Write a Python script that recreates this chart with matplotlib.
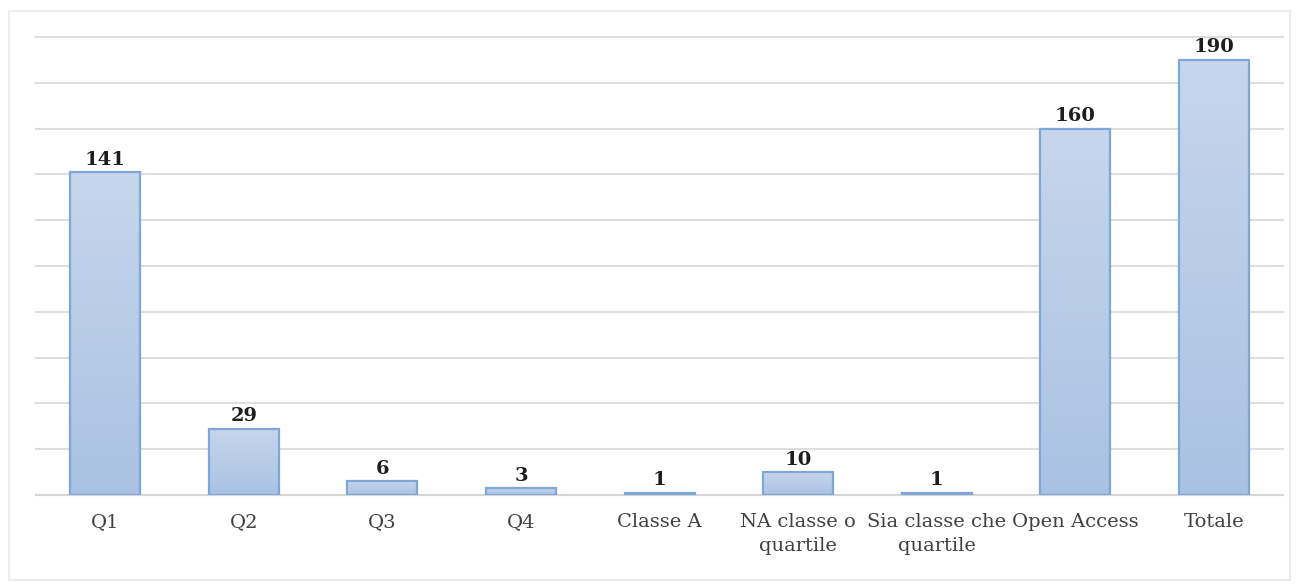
import numpy as np
import matplotlib.pyplot as plt
from matplotlib.patches import Rectangle
from matplotlib.colors import LinearSegmentedColormap

categories = ['Q1', 'Q2', 'Q3', 'Q4', 'Classe A', 'NA classe o\nquartile',
              'Sia classe che\nquartile', 'Open Access', 'Totale']
values = [141, 29, 6, 3, 1, 10, 1, 160, 190]

plt.rcParams['font.family'] = ['DejaVu Serif']

fig = plt.figure(figsize=(12.96, 5.84), dpi=100)
ax = fig.add_axes([0.0278, 0.1524, 0.9622, 0.7842])

# light frame around the chart area
fig.patches.append(Rectangle((9 / 1296, 4 / 584), 1281 / 1296, 569 / 584,
                             transform=fig.transFigure, fill=False,
                             edgecolor='#ececec', linewidth=1.5))

x = np.arange(len(categories))
bars = ax.bar(x, values, width=0.505, color='none', edgecolor='#7ea6d8',
              linewidth=1.6, zorder=3)

cmap = LinearSegmentedColormap.from_list('grad', ['#a9c2e3', '#c6d6ec'])
grad = np.linspace(0, 1, 256).reshape(-1, 1)
for b, v in zip(bars, values):
    x0 = b.get_x()
    im = ax.imshow(grad, cmap=cmap, origin='lower', aspect='auto',
                   extent=[x0, x0 + b.get_width(), 0, max(v, 0.5)], zorder=2)
    im.set_clip_path(b)
    ax.annotate(str(v), (b.get_x() + b.get_width() / 2, v), xytext=(0, 2.5),
                textcoords='offset points', ha='center', va='bottom',
                fontsize=14, fontweight='bold', color='#1e1e1e')

ax.set_xlim(-0.5, len(categories) - 0.5)
ax.set_ylim(0, 200)
ax.set_yticks(np.arange(0, 201, 20))
ax.set_yticklabels([])
ax.grid(axis='y', color='#dedede', linewidth=1.5, zorder=0)
for gl in ax.get_ygridlines():
    gl.set_clip_on(False)
ax.set_axisbelow(True)
ax.tick_params(axis='both', length=0)
ax.set_xticks(x)
ax.set_xticklabels(categories, fontsize=14, color='#404040', linespacing=1.4)
ax.tick_params(axis='x', pad=13)
for s in ['top', 'right', 'left']:
    ax.spines[s].set_visible(False)
ax.spines['bottom'].set_color('#d6d6d6')
ax.spines['bottom'].set_linewidth(1.5)

fig.savefig('out.png', dpi=100)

EXERCISE AIM ::
Could you repeat all of the material exactly? Pictures should not be copied.

WRITTEN RESPONSE ::
Write a Python script that recreates this chart with matplotlib.
import numpy as np
import matplotlib.pyplot as plt
from matplotlib.patches import Rectangle
from matplotlib.colors import LinearSegmentedColormap

categories = ['Q1', 'Q2', 'Q3', 'Q4', 'Classe A', 'NA classe o\nquartile',
              'Sia classe che\nquartile', 'Open Access', 'Totale']
values = [141, 29, 6, 3, 1, 10, 1, 160, 190]

plt.rcParams['font.family'] = ['DejaVu Serif']

fig = plt.figure(figsize=(12.96, 5.84), dpi=100)
ax = fig.add_axes([0.0278, 0.1524, 0.9622, 0.7842])

# light frame around the chart area
fig.patches.append(Rectangle((9 / 1296, 4 / 584), 1281 / 1296, 569 / 584,
                             transform=fig.transFigure, fill=False,
                             edgecolor='#ececec', linewidth=1.5))

x = np.arange(len(categories))
bars = ax.bar(x, values, width=0.505, color='none', edgecolor='#7ea6d8',
              linewidth=1.6, zorder=3)

cmap = LinearSegmentedColormap.from_list('grad', ['#a9c2e3', '#c6d6ec'])
grad = np.linspace(0, 1, 256).reshape(-1, 1)
for b, v in zip(bars, values):
    x0 = b.get_x()
    im = ax.imshow(grad, cmap=cmap, origin='lower', aspect='auto',
                   extent=[x0, x0 + b.get_width(), 0, max(v, 0.5)], zorder=2)
    im.set_clip_path(b)
    ax.annotate(str(v), (b.get_x() + b.get_width() / 2, v), xytext=(0, 2.5),
                textcoords='offset points', ha='center', va='bottom',
                fontsize=14, fontweight='bold', color='#1e1e1e')

ax.set_xlim(-0.5, len(categories) - 0.5)
ax.set_ylim(0, 200)
ax.set_yticks(np.arange(0, 201, 20))
ax.set_yticklabels([])
ax.grid(axis='y', color='#dedede', linewidth=1.5, zorder=0)
for gl in ax.get_ygridlines():
    gl.set_clip_on(False)
ax.set_axisbelow(True)
ax.tick_params(axis='both', length=0)
ax.set_xticks(x)
ax.set_xticklabels(categories, fontsize=14, color='#404040', linespacing=1.4)
ax.tick_params(axis='x', pad=13)
for s in ['top', 'right', 'left']:
    ax.spines[s].set_visible(False)
ax.spines['bottom'].set_color('#d6d6d6')
ax.spines['bottom'].set_linewidth(1.5)

fig.savefig('out.png', dpi=100)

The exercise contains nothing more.